People displaced by the Burundi crisis.
Vice President Rufyikiri claims he was “personally threatened” after denouncing president Nkurunziza’s controversial third term bid. Nkurunziza’s quest to stay in power had sparked a violent political crisis.
Gervais Rufyikiri, who held the post of second vice president in the East African country, urged Nkurunziza to step down ahead of presidential vote scheduled for July 15.
“Put the interests of the Burundian people before your personal interests and withdraw your presidential bid, because it violates the constitution,” Gervais Rufyikiri said in a letter addressed to President Pierre Nkurunziza, before seeking refuge in Belgium.
“I took the decision to leave the country because I was personally threatened,” Rufyikiri told France 24 television from Belgium after fleeing. “All who are against the third term are threatened.
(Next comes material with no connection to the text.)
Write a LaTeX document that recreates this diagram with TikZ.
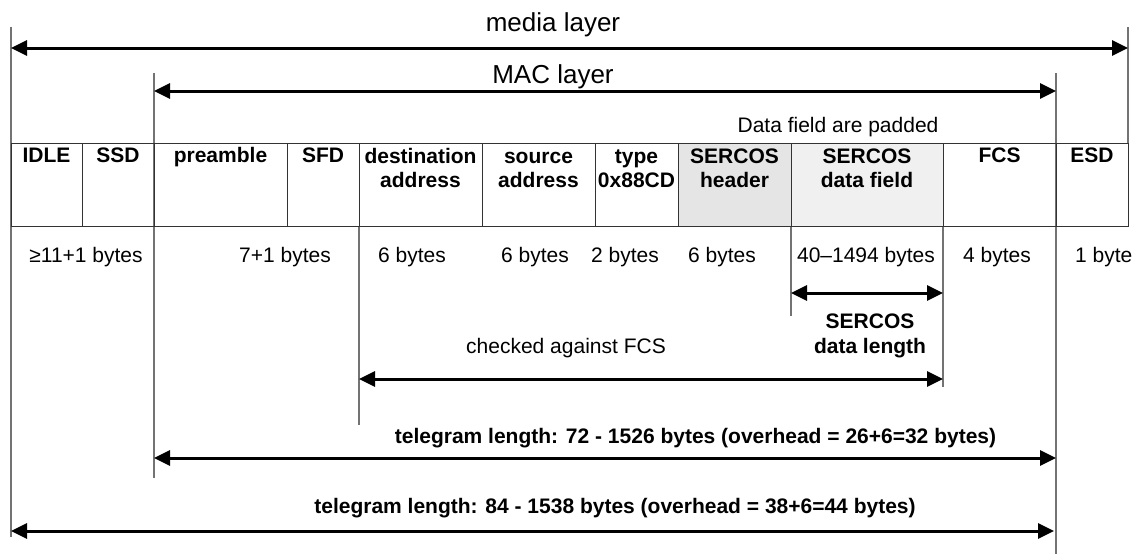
\documentclass[tikz,border=0pt]{standalone}
\usepackage{fontspec}
\setmainfont{Liberation Sans}
\usepackage{tikz}
\usetikzlibrary{arrows.meta}
\tikzset{
    field-cell/.style = {draw=black!80, line width=1pt, rectangle, minimum height=83pt, inner sep=0pt},
    field-title/.style = {font=\fontsize{21}{24.5}\selectfont\bfseries, align=center, anchor=base, inner sep=0pt},
    size-label/.style = {font=\fontsize{21}{24}\selectfont, anchor=base, inner sep=0pt},
    layer-label/.style = {font=\fontsize{26}{30}\selectfont, anchor=base, inner sep=0pt},
    span-arrow/.style = {line width=3pt, {Triangle[length=16pt,width=15pt]}-{Triangle[length=16pt,width=15pt]}},
    guide-line/.style = {draw=black!55, line width=1.2pt},
}

\begin{document}
\begin{tikzpicture}[x=1pt, y=-1pt]
\useasboundingbox (0,0) rectangle (1136,554);

\draw[guide-line] (11,27) -- (11,537);
\draw[guide-line] (154,73) -- (154,478);
\draw[guide-line] (1056,73) -- (1056,554);
\draw[guide-line] (1128,27) -- (1128,143);
\draw[guide-line] (359,226) -- (359,425);
\draw[guide-line] (791,226) -- (791,316);
\draw[guide-line] (943,226) -- (943,387);

\node[field-cell, minimum width=71pt] (idle) at (46.5,184.5) {};
\node[field-cell, minimum width=72pt] (ssd) at (118,184.5) {};
\node[field-cell, minimum width=133pt] (preamble) at (220.5,184.5) {};
\node[field-cell, minimum width=72pt] (sfd) at (323,184.5) {};
\node[field-cell, minimum width=123pt] (dest) at (420.5,184.5) {};
\node[field-cell, minimum width=113pt] (src) at (538.5,184.5) {};
\node[field-cell, minimum width=83pt] (type) at (636.5,184.5) {};
\node[field-cell, minimum width=113pt, fill=black!10] (header) at (734.5,184.5) {};
\node[field-cell, minimum width=152pt, fill=black!6] (data) at (867,184.5) {};
\node[field-cell, minimum width=113pt] (fcs) at (999.5,184.5) {};
\node[field-cell, minimum width=72pt] (esd) at (1092,184.5) {};

\node[field-title] (idle-t) at ([yshift=-20pt]idle.north) {IDLE};
\node[field-title] (ssd-t) at ([yshift=-20pt]ssd.north) {SSD};
\node[field-title] (preamble-t) at ([yshift=-20pt]preamble.north) {preamble};
\node[field-title] (sfd-t) at ([yshift=-20pt]sfd.north) {SFD};
\node[field-title] (dest-t) at ([yshift=-45pt]dest.north) {destination\\address};
\node[field-title] (src-t) at ([yshift=-45pt]src.north) {source\\address};
\node[field-title] (type-t) at ([yshift=-45pt]type.north) {type\\0x88CD};
\node[field-title] (header-t) at ([yshift=-45pt]header.north) {SERCOS\\header};
\node[field-title] (data-t) at ([yshift=-45pt]data.north) {SERCOS\\data field};
\node[field-title] (fcs-t) at ([yshift=-20pt]fcs.north) {FCS};
\node[field-title] (esd-t) at ([yshift=-20pt]esd.north) {ESD};

\node[size-label] (idle-b) at (86,262) {≥11+1 bytes};
\node[size-label] (preamble-b) at (285,262) {7+1 bytes};
\node[size-label] (dest-b) at (412,262) {6 bytes};
\node[size-label] (src-b) at (535,262) {6 bytes};
\node[size-label] (type-b) at (625,262) {2 bytes};
\node[size-label] (header-b) at (722,262) {6 bytes};
\node[size-label] (data-b) at (866,262) {40–1494 bytes};
\node[size-label] (fcs-b) at (997,262) {4 bytes};
\node[size-label, anchor=base west] (esd-b) at (1075,262) {1 byte};

\node[layer-label] (media) at (553,31) {media layer};
\node[layer-label] (mac) at (553,83) {MAC layer};
\node[size-label] (padded) at (838,132) {Data field are padded};
\node[field-title] (sercos-len) at (870,353) {SERCOS\\data length};
\node[size-label] (checked) at (566,353) {checked against FCS};
\node[field-title] (mac-len) at (695.5,443) {telegram length: 72 - 1526 bytes (overhead = 26+6=32 bytes)};
\node[field-title] (media-len) at (615,513) {telegram length: 84 - 1538 bytes (overhead = 38+6=44 bytes)};

\coordinate (media-l) at (11,48);
\coordinate (media-r) at (1128,48);
\coordinate (mac-l) at (154,91);
\coordinate (mac-r) at (1056,91);
\coordinate (sercos-l) at (791,293);
\coordinate (sercos-r) at (943,293);
\coordinate (checked-l) at (359,379);
\coordinate (checked-r) at (943,379);
\coordinate (mac-len-l) at (154,458);
\coordinate (mac-len-r) at (1056,458);
\coordinate (media-len-l) at (11,531);
\coordinate (media-len-r) at (1054,531);

\draw[span-arrow] (media-l) -- (media-r);
\draw[span-arrow] (mac-l) -- (mac-r);
\draw[span-arrow] (sercos-l) -- (sercos-r);
\draw[span-arrow] (checked-l) -- (checked-r);
\draw[span-arrow] (mac-len-l) -- (mac-len-r);
\draw[span-arrow] (media-len-l) -- (media-len-r);
\end{tikzpicture}
\end{document}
I personally was fearing for my security since I saw some signals.”
Still, Nkurunziza remains firm in his decision to run for president, defying pressure from the United States, European Union and African Union, as well as severe domestic unrest that has claimed dozens of lives since he announced his decision in late April.
Following the news of vice president’s escape, presidential spokesman Gervais Abayeho said there was no threat to Rufyikiri, who had simply “expressed an opinion.”
Rufyikiri joins a string of high-profile officials who had to leave the country for opposing Nkurunziza’s decision. In May, the vice president of Burundi’s election commission also fled, following a senior judge who said he was subject to death threats.
Despite delays caused by the unrest, citizens of Burundi are to vote for their parliamentary representatives on June 29. The opposition has called for a boycott.
At least 70 people died in street clashes and a failed coup attempt since Nkurunziza’s third term announcement, a Burundi rights group said last week. The ruling CNDD-FDD party estimates that the death toll is closer to 40.
The violence also sparked a mass exodus, with an estimated 100,000 people leaving the African country, which only emerged from its bloody civil war in the mid-2000s.